Recensione: Crypts, Coffins, Corpses
Un viaggio allucinante nei sogni morbosi delle menti malate, ricchi di torture e di cadaveri, e ritorno. Questo è, in estrema sintesi, la tematica che regge l’impianto lirico di “Crypts, Coffins, Corpses”, nuovo album della brutal death metal americana Meathook. Un cammino durato sette anni, che separano l’ultimogenito dal precedente, crudele “Facing Deformity” (2012).
Detto del tema portante, non rimane che affrontare il discorso musicale che, però, si interseca costantemente con racconti aventi per oggetto cataste di spire di viscere, sale sanguinanti di templi eretti con la carne, ribollimenti in calderoni di cadaveri. Una commistione che si rende necessaria per dotare i Meathook della capacità di proporre musica dal mood cupo, oscuro, lisergico. Anche visionaria. Esemplificativa di un mondo psicotico, nel quale tutto è possibile in ordine al totale disfacimento dell’involucro fisico degli uomini. Diventati vuoti sacchi di polpa da utilizzare per gli usi più abbietti possibile.
Tutto quanto sopra dà luogo a uno stile piuttosto personale, indicativo di una formazione in grado di sapersi muovere con abilità nelle lande sanguinolente del metal estremo che più estremo non si può. Certo, la foggia musicale risponde al 100% ai dettami enciclopedici del brutal death metal, per cui è inutile cercare in “Crypts, Coffins, Corpses” qualcosa che si discosti da una ferrea ortodossia. Altresì, è inutile individuare elementi innovativi, nell’opera del quartetto di Phoenix. Tutto appare scontato nella riproposizione di cliché abbondantemente abusati dalle formazioni che praticano la medesima tipologia artistica.
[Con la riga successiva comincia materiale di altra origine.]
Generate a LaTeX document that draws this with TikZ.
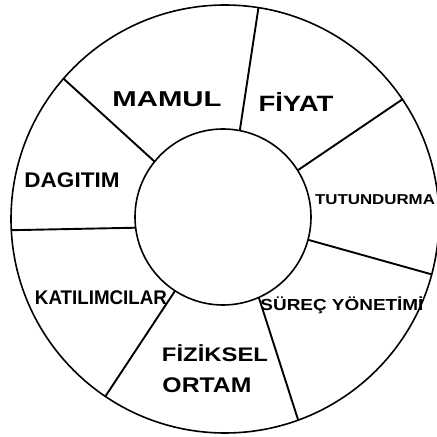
\documentclass[tikz,border=0pt]{standalone}
\usepackage{fontspec}
\usepackage{graphicx}
\setmainfont{Liberation Sans}
\newcommand{\wrd}[3]{\resizebox*{#1pt}{#2pt}{\bfseries #3}}
\tikzset{
  ring/.style={circle, draw, line width=1.6pt, inner sep=0pt, outer sep=0pt},
  spoke/.style={line width=1.9pt},
  lab/.style={inner sep=0pt, outer sep=0pt}
}
\begin{document}
\begin{tikzpicture}[x=1pt,y=1pt]
\useasboundingbox (0,0) rectangle (437,437);
\clip (0,0) rectangle (437,437);
\node[ring, minimum size=428pt] (outer) at (225,218) {};
\node[ring, minimum size=176pt] (inner) at (223,220) {};
% spokes
\draw[spoke] (inner.79.6) -- (outer.81.6);
\draw[spoke] (inner.32.5) -- (outer.34.1);
\draw[spoke] (inner.-15) -- (outer.-15.8);
\draw[spoke] (inner.-66) -- (outer.-70.5);
\draw[spoke] (inner.-123) -- (outer.-124);
\draw[spoke] (inner.187) -- (outer.183.5);
\draw[spoke] (inner.141) -- (outer.139.3);
% labels
\node[lab] (mamul) at (167,338) {\wrd{109}{15}{MAMUL}};
\node[lab] (fiyat) at (296,335) {\wrd{75}{19}{FİYAT}};
\node[lab, anchor=west] (tutun) at (315,237) {\wrd{120}{10}{TUTUNDURMA}};
\node[lab] (surec) at (342,132) {\wrd{163}{17}{SÜREÇ YÖNETİMİ}};
\node[lab] (fiziksel) at (215,84) {\wrd{106}{17}{FİZİKSEL}};
\node[lab] (ortam) at (207,52) {\wrd{89}{15}{ORTAM}};
\node[lab] (katil) at (101,139) {\wrd{132}{14}{KATILIMCILAR}};
\node[lab] (dagitim) at (72,257) {\wrd{95}{15}{DAGITIM}};
\end{tikzpicture}
\end{document}
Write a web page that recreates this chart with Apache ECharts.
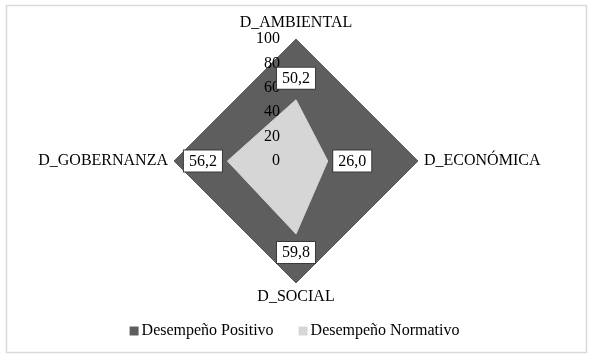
<!DOCTYPE html>
<html><head><meta charset="utf-8">
<script src="https://cdn.jsdelivr.net/npm/echarts@6/dist/echarts.min.js"></script>
<style>html,body{margin:0;padding:0;background:#fff}#c{width:589px;height:355px}</style>
</head><body><div id="c"></div>
<script>
// ECharts radar places indicators counter-clockwise from the top
const indicators = ['D_AMBIENTAL', 'D_GOBERNANZA', 'D_SOCIAL', 'D_ECONÓMICA'];
const positivo = [100, 100, 100, 100];
const normativo = [50.2, 56.2, 59.8, 26.0];
const seriesNames = ['Desempeño Positivo', 'Desempeño Normativo'];
const maxValue = 100;

const FONT = 'Liberation Serif';
const labelPos = ['top', 'left', 'bottom', 'right'];
const labelDist = [13, 5, 10, 5];
const fmt = v => v.toFixed(1).replace('.', ',');

const chart = echarts.init(document.getElementById('c'), null, {renderer: 'canvas'});
chart.setOption({
  animation: false,
  backgroundColor: '#fff',
  graphic: [{
    type: 'rect', left: 4, top: 3, z: -1,
    shape: {width: 580, height: 347},
    style: {fill: 'none', stroke: '#d9d9d9', lineWidth: 1.5}
  }],
  legend: {
    data: seriesNames,
    top: 318, left: 'center',
    icon: 'rect', itemWidth: 9, itemHeight: 9, itemGap: 25,
    textStyle: {fontFamily: FONT, fontSize: 16, color: '#000', padding: [0, 0, 0, -2]}
  },
  radar: {
    z: 5,
    center: [296, 161],
    radius: 122,
    shape: 'polygon',
    splitNumber: 5,
    indicator: indicators.map((n, i) => ({
      name: n, min: 0, max: maxValue,
      axisLabel: {show: i === 0}
    })),
    axisName: {color: '#000', fontFamily: FONT, fontSize: 16},
    nameGap: 6,
    splitLine: {show: false},
    splitArea: {show: false},
    axisLine: {show: false},
    axisTick: {show: false},
    axisLabel: {show: true, color: '#000', fontFamily: FONT, fontSize: 16, margin: 16}
  },
  series: [{
    type: 'radar',
    silent: true,
    symbol: 'none',
    z: 2,
    data: [
      {name: seriesNames[0], value: positivo,
       itemStyle: {color: '#5e5e5e'}, lineStyle: {color: '#5e5e5e', width: 1},
       areaStyle: {color: '#5e5e5e', opacity: 1}},
      {name: seriesNames[1], value: normativo,
       itemStyle: {color: '#d6d6d6'}, lineStyle: {color: '#d6d6d6', width: 1},
       areaStyle: {color: '#d6d6d6', opacity: 1}}
    ]
  }, {
    type: 'radar',
    silent: true,
    symbol: 'circle',
    symbolSize: 1,
    z: 8,
    itemStyle: {color: 'rgba(0,0,0,0)'},
    lineStyle: {width: 0, opacity: 0},
    data: normativo.map((_, k) => ({
      value: normativo,
      label: {
        show: true,
        position: labelPos[k],
        distance: labelDist[k],
        formatter: p => (p.value === normativo[p.dataIndex] ? '{b|' + fmt(p.value) + '}' : ''),
        rich: {
          b: {
            fontFamily: FONT, fontSize: 16, color: '#000', lineHeight: 16,
            backgroundColor: '#fff', borderColor: '#3a3a3a', borderWidth: 1,
            padding: [3, 5, 2, 5]
          }
        }
      }
    }))
  }]
});
</script></body></html>
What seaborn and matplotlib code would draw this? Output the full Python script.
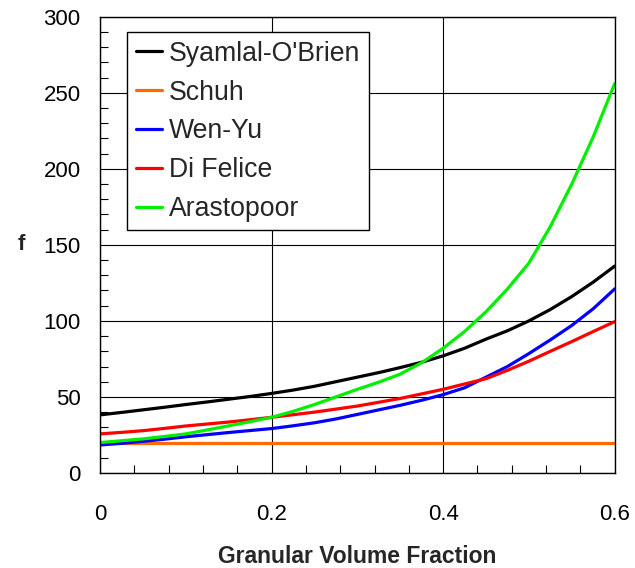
import numpy as np
import pandas as pd
import matplotlib
matplotlib.use("Agg")
import matplotlib.pyplot as plt
import seaborn as sns
from matplotlib.ticker import MultipleLocator

# ---- data ----
phi = [0.0, 0.025, 0.05, 0.075, 0.1, 0.125, 0.15, 0.175, 0.2, 0.225, 0.25, 0.275,
       0.3, 0.325, 0.35, 0.375, 0.4, 0.425, 0.45, 0.475, 0.5, 0.525, 0.55, 0.575, 0.6]

syamlal = [38.2, 39.8, 41.5, 43.2, 45.0, 46.7, 48.5, 50.3, 52.3, 54.5, 57.0, 60.0,
           63.0, 66.0, 69.3, 72.8, 77.0, 82.0, 88.0, 93.5, 100.0, 107.5, 116.0, 125.5, 136.0]
schuh = [20.0] * 25
wenyu = [18.4, 19.5, 20.8, 22.2, 23.8, 25.2, 26.6, 27.9, 29.2, 31.0, 33.0, 35.5,
         38.5, 41.5, 44.5, 47.8, 51.5, 56.0, 63.0, 70.0, 78.5, 87.5, 97.0, 108.0, 121.0]
difelice = [25.7, 26.7, 27.8, 29.3, 30.9, 32.2, 33.5, 35.0, 36.6, 38.3, 40.0, 42.0,
            44.0, 46.5, 49.0, 52.0, 55.0, 58.5, 62.0, 67.5, 73.5, 80.0, 86.4, 93.0, 99.5]
arastopoor = [20.0, 21.2, 22.4, 24.0, 25.7, 28.3, 31.0, 33.7, 36.6, 40.5, 45.0, 50.0,
              55.0, 59.7, 65.0, 72.5, 82.0, 93.0, 106.0, 121.0, 138.0, 162.0, 190.0, 221.0, 256.0]

series_names = ["Syamlal-O'Brien", "Schuh", "Wen-Yu", "Di Felice", "Arastopoor"]
series_values = [syamlal, schuh, wenyu, difelice, arastopoor]
colors = ["#000000", "#FF6A00", "#0000FF", "#FF0000", "#00F000"]

x_ticks = [0, 0.2, 0.4, 0.6]
x_tick_labels = ["0", "0.2", "0.4", "0.6"]
y_ticks = [0, 50, 100, 150, 200, 250, 300]

df = pd.DataFrame({
    "phi": np.tile(phi, len(series_names)),
    "f": np.concatenate(series_values),
    "model": np.repeat(series_names, len(phi)),
})

sns.set_style("white")
plt.rcParams["font.family"] = ["Liberation Sans", "DejaVu Sans"]

fig = plt.figure(figsize=(6.35, 5.68), dpi=100)
ax = fig.add_axes([0.1575, 0.1673, 0.8105, 0.8033])

sns.lineplot(data=df, x="phi", y="f", hue="model", hue_order=series_names,
             palette=colors, linewidth=2.3, ax=ax, legend=True, sort=False,
             estimator=None)

ax.set_xlim(0, 0.6)
ax.set_ylim(0, 300)
ax.set_xticks(x_ticks)
ax.set_xticklabels(x_tick_labels)
ax.set_yticks(y_ticks)
ax.xaxis.set_minor_locator(MultipleLocator(0.04))
ax.yaxis.set_minor_locator(MultipleLocator(10))

ax.grid(True, which="major", color="black", linewidth=0.8)
ax.set_axisbelow(True)
for s in ax.spines.values():
    s.set_visible(True)
    s.set_color("black")
    s.set_linewidth(1.0)

ax.tick_params(axis="both", which="major", length=0, labelsize=16, colors="black")
ax.tick_params(axis="x", which="major", pad=22)
ax.tick_params(axis="y", which="major", pad=14)
ax.tick_params(axis="both", which="minor", direction="in", length=5.5, width=0.8,
               color="black")
ax.tick_params(axis="x", which="minor", bottom=True)
ax.tick_params(axis="y", which="minor", left=True)

ax.set_xlabel("Granular Volume Fraction", fontsize=16.5, fontweight="bold")
ax.xaxis.set_label_coords(0.5, -0.157)
ax.set_ylabel("f", fontsize=16, fontweight="bold", rotation=0, va="center", ha="center")
ax.yaxis.set_label_coords(-0.152, 0.5)

leg = ax.legend(loc="upper left", bbox_to_anchor=(0.0525, 0.966), borderaxespad=0,
                fontsize=19.2, frameon=True, fancybox=False, edgecolor="black",
                handlelength=1.0, handletextpad=0.25, labelspacing=0.48,
                borderpad=0.32, title=None)
leg.get_frame().set_linewidth(1.0)
leg.get_frame().set_alpha(1.0)
for line in leg.get_lines():
    line.set_linewidth(2.3)

fig.savefig("out.png", dpi=100)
E, in effetti, così è. Marcelino “Mars” Gonzales inala metri cubi d’aria per generare il suo growling inintelligibile. Growling perfetto per la bisogna, giacché lugubre, baritonale e profondo, espettorato appositamente per penetrare a fondo nelle immaginarie, fetide invenzioni di cervelli deviati. Le chitarre di Robin Mack e Aaron Gonzales sono due mostruose macchine da riff. Non esiste un attimo di tregua, nel loro lavoro teso a creare un tappeto sonoro guasto, in perenne stato di putrefazione. I loro accordi ribassati si intonano alla perfezione con le linee vocali di Gonzales, formando un malloppo assolutamente indivisibile (‘Coils of Entrails’) che, di fatto, altri non è che il sound di un ensemble ineccepibilmente coeso, compatto; che fa tutt’uno, anche, con il drumming scellerato di Johny Gonzales. Tutto bene, tutto giusto, tutto regolare. Cose già dette e ridette per altre band, però.
Così, l’impatto frontale di tutte le song è davvero implosivo nella triturazione completa delle membrane timpaniche e dell’orecchio tutto, anch’esso mero oggetto da maciullare. La nota negativa, invece, arriva dalla proposizione di song che, anche a ripetere i passaggi, appaiono troppo simili le une alle altre. In ciò non aiuta proprio il brutal death metal, per definizione genere tendente a generare complessi il cui discernimento gli uni dagli altri è praticamente impossibile. Più che un difetto, in questo caso, si tratta – come più su scritto – di una totale fedeltà a dei dettami che non ammettono deroghe, se l’obiettivo è quello di realizzare un full-length di brutal death metal… puro.
Perciò, pur rilevando anzi rimarcando la bravura dei Meathook a produrre tracce dall’evidente emotività, figlia di mortiferi e funerei sentimenti che albergano negli strati più nascosti e maligni dell’animo umano, ove vivono gli istinti più sadici e orrendi, non si può che consigliare “Crypts, Coffins, Corpses” solo ai fan del brutal death metal.